Pesquisa internacional revela propriedade eletromecânica inédita no material, abrindo caminho para novas tecnologias e solucionando um mistério atmosférico secular
A descoberta de que o gelo comum é um material flexoelétrico capaz de gerar eletricidade quando torcido ou deformado oferece uma resposta elegante para um dos enigmas mais antigos da meteorologia: a formação de raios em tempestades. A revelação, fruto de um estudo aprofundado, posiciona a água congelada como um elemento eletricamente ativo, com implicações que vão da ciência dos materiais à compreensão dos fenômenos naturais.
A pesquisa, publicada na revista Nature e conduzida pelo Instituto Catalão de Nanociência e Nanotecnologia (ICN2), demonstra que a geração de carga elétrica ocorre em resposta a tensões mecânicas assimétricas, como uma dobra. Esse efeito, denominado flexoelectricidade, permanece ativo em toda a faixa de temperatura do estado sólido da água, até o ponto de fusão. O processo de carga acontece durante colisões entre partículas de gelo, comuns nas nuvens de tempestade, solucionando a lacuna sobre a origem da eletricidade atmosférica. O gelo, diferente de outros materiais, não é piezoelétrico, o que significa que a compressão uniforme não resulta em carga.
Em temperaturas criogênicas, inferiores a -113°C, uma camada superficial fina do gelo exibe um comportamento ferroelétrico. Nesse estado, a polarização elétrica da superfície pode ser invertida mediante a aplicação de um campo elétrico externo. Contudo, a flexoelectricidade surge como o mecanismo mais abrangente e universal para a geração de eletricidade no gelo. O estudo experimental empregou uma lâmina de gelo posicionada entre duas placas de metal conectadas a um equipamento de medição, confirmando que os resultados em laboratório são consistentes com as observações de fenômenos naturais.
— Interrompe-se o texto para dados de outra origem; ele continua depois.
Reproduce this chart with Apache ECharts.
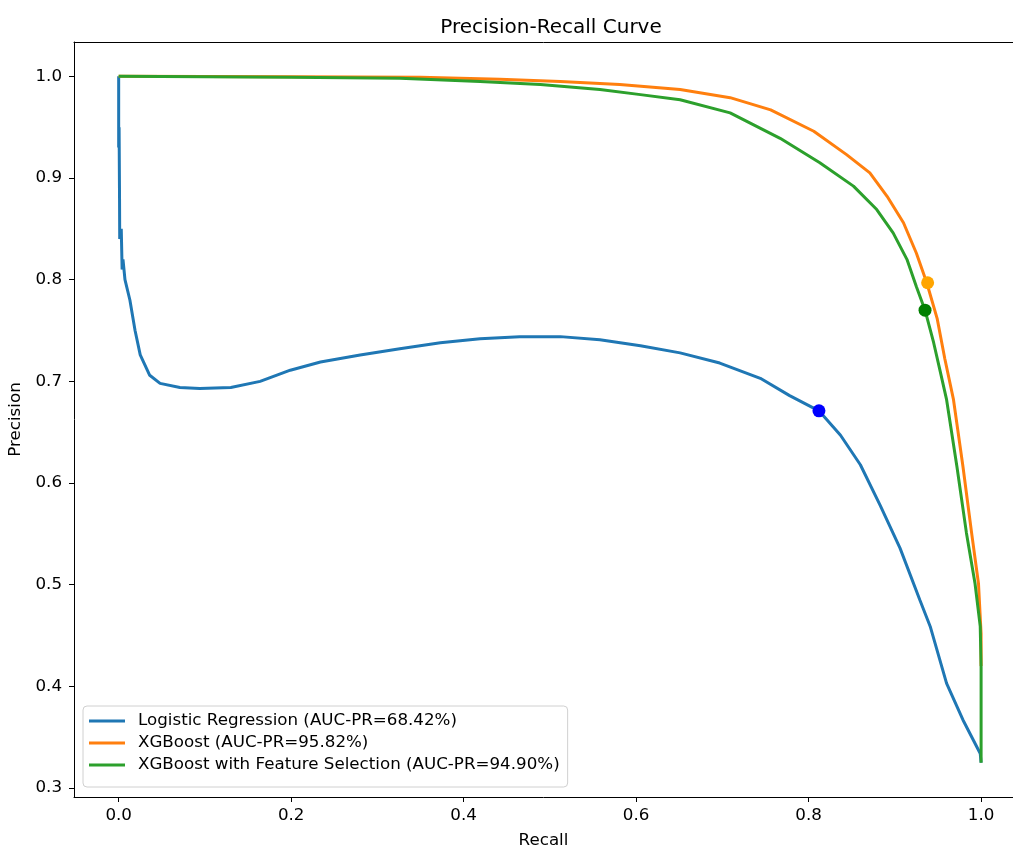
<!DOCTYPE html>
<html><head><meta charset="utf-8">
<script src="https://cdn.jsdelivr.net/npm/echarts@6/dist/echarts.min.js"></script>
<style>html,body{margin:0;padding:0;background:#fff}#c{width:1013px;height:849px}</style>
</head><body><div id="c"></div>
<script>
const xTicks = [0.0, 0.2, 0.4, 0.6, 0.8, 1.0];
const yTicks = [0.3, 0.4, 0.5, 0.6, 0.7, 0.8, 0.9, 1.0];

const lrRecall = [0, 0, 0.0005, 0.001, 0.0012, 0.003, 0.004, 0.005, 0.0073, 0.013, 0.019, 0.025, 0.036, 0.048, 0.071, 0.094, 0.13, 0.164, 0.199, 0.234, 0.28, 0.326, 0.373, 0.419, 0.465, 0.512, 0.558, 0.605, 0.651, 0.697, 0.744, 0.778, 0.812, 0.837, 0.860, 0.883, 0.906, 0.929, 0.941, 0.960, 0.979, 0.999, 1.0];
const lrPrecision = [1.0, 0.93, 0.95, 0.88, 0.84, 0.85, 0.81, 0.82, 0.80, 0.78, 0.75, 0.726, 0.706, 0.698, 0.694, 0.693, 0.694, 0.700, 0.711, 0.719, 0.726, 0.732, 0.738, 0.742, 0.744, 0.744, 0.741, 0.735, 0.728, 0.718, 0.703, 0.686, 0.671, 0.647, 0.618, 0.578, 0.536, 0.485, 0.459, 0.403, 0.367, 0.334, 0.325];

const xgbRecall = [0, 0.2, 0.35, 0.442, 0.512, 0.581, 0.651, 0.709, 0.756, 0.806, 0.844, 0.871, 0.891, 0.910, 0.925, 0.937, 0.949, 0.958, 0.968, 0.979, 0.989, 0.997, 1.0, 1.0];
const xgbPrecision = [1.0, 0.9995, 0.999, 0.997, 0.995, 0.992, 0.987, 0.979, 0.967, 0.946, 0.923, 0.905, 0.882, 0.856, 0.826, 0.797, 0.762, 0.722, 0.682, 0.616, 0.551, 0.501, 0.452, 0.42];

const fsRecall = [0, 0.2, 0.326, 0.419, 0.489, 0.558, 0.605, 0.651, 0.709, 0.767, 0.813, 0.852, 0.879, 0.898, 0.914, 0.925, 0.935, 0.945, 0.952, 0.960, 0.972, 0.983, 0.993, 0.999, 1.0, 1.0];
const fsPrecision = [1.0, 0.999, 0.998, 0.995, 0.992, 0.987, 0.982, 0.977, 0.964, 0.939, 0.915, 0.892, 0.869, 0.846, 0.820, 0.793, 0.770, 0.738, 0.712, 0.682, 0.616, 0.551, 0.501, 0.459, 0.419, 0.325];

const seriesNames = ['Logistic Regression (AUC-PR=68.42%)', 'XGBoost (AUC-PR=95.82%)', 'XGBoost with Feature Selection (AUC-PR=94.90%)'];
const lineColors = ['#1f77b4', '#ff7f0e', '#2ca02c'];
const thresholdPoints = [[0.812, 0.671], [0.938, 0.797], [0.935, 0.770]];
const thresholdColors = ['#0000ff', '#ffa500', '#008000'];

const zip = (a, b) => a.map((v, i) => [v, b[i]]);
const font = 'DejaVu Sans';
const fs = 16.7;

const chart = echarts.init(document.getElementById('c'), null, {renderer: 'canvas'});
const lines = [zip(lrRecall, lrPrecision), zip(xgbRecall, xgbPrecision), zip(fsRecall, fsPrecision)];
const series = lines.map((d, i) => ({
  name: seriesNames[i], type: 'line', data: d, symbol: 'none', smooth: false,
  lineStyle: {color: lineColors[i], width: 3}, itemStyle: {color: lineColors[i]},
  animation: false, z: 2 + i
}));
thresholdPoints.forEach((p, i) => series.push({
  type: 'scatter', data: [p], symbol: 'circle', symbolSize: 13,
  itemStyle: {color: thresholdColors[i], opacity: 1}, z: 10, animation: false
}));

const xMin = -0.0518, xMax = 1.037;
chart.setOption({
  animation: false,
  backgroundColor: '#fff',
  title: {text: 'Precision-Recall Curve', left: 546, top: 13, textAlign: 'center',
    textStyle: {fontFamily: font, fontSize: 20, fontWeight: 'normal', color: '#000'}},
  grid: {left: 74, top: 42, right: 0, bottom: 52, show: false, containLabel: false, outerBoundsMode: 'none'},
  legend: {
    data: seriesNames, orient: 'vertical', left: 83, top: 706,
    icon: 'rect', itemWidth: 36, itemHeight: 3, itemGap: 2,
    padding: [5, 8, 12, 6],
    backgroundColor: '#fff', borderColor: '#d0d0d0', borderWidth: 1, borderRadius: 4,
    textStyle: {fontFamily: font, fontSize: fs, lineHeight: 20, color: '#000', padding: [0, 0, 0, 8]}
  },
  xAxis: [{
    type: 'value', min: xMin, max: xMax,
    name: 'Recall', nameLocation: 'middle', nameGap: 35,
    nameTextStyle: {fontFamily: font, fontSize: fs, color: '#000'},
    axisLine: {show: true, onZero: false, lineStyle: {color: '#000', width: 1}},
    axisTick: {show: true, length: 5, inside: false, customValues: xTicks, lineStyle: {color: '#000'}},
    axisLabel: {customValues: xTicks, fontFamily: font, fontSize: fs, color: '#000', margin: 10,
      formatter: v => v.toFixed(1)},
    splitLine: {show: false}
  }, {
    type: 'value', position: 'top', min: xMin, max: xMax,
    axisLine: {show: true, onZero: false, lineStyle: {color: '#000', width: 1}},
    axisTick: {show: false}, axisLabel: {show: false}, splitLine: {show: false}
  }],
  yAxis: {
    type: 'value', min: 0.29125, max: 1.03375,
    name: 'Precision', nameLocation: 'middle', nameGap: 47,
    nameTextStyle: {fontFamily: font, fontSize: fs, color: '#000'},
    axisLine: {show: true, onZero: false, lineStyle: {color: '#000', width: 1}},
    axisTick: {show: true, length: 5, inside: false, customValues: yTicks, lineStyle: {color: '#000'}},
    axisLabel: {customValues: yTicks, fontFamily: font, fontSize: fs, color: '#000', margin: 12,
      formatter: v => v.toFixed(1)},
    splitLine: {show: false}
  },
  series: series
});
</script></body></html>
As propriedades eletromecânicas identificadas no gelo são comparáveis às de cerâmicas técnicas avançadas, como o dióxido de titânio, comumente utilizadas na fabricação de sensores e capacitores. Essa equivalência sugere um potencial para o desenvolvimento de dispositivos eletrônicos que utilizem o gelo como um componente funcional, especialmente em ambientes de baixa temperatura. A compreensão desse mecanismo avança o conhecimento sobre os materiais comuns e oferece uma nova perspectiva para a interpretação de eventos climáticos extremos.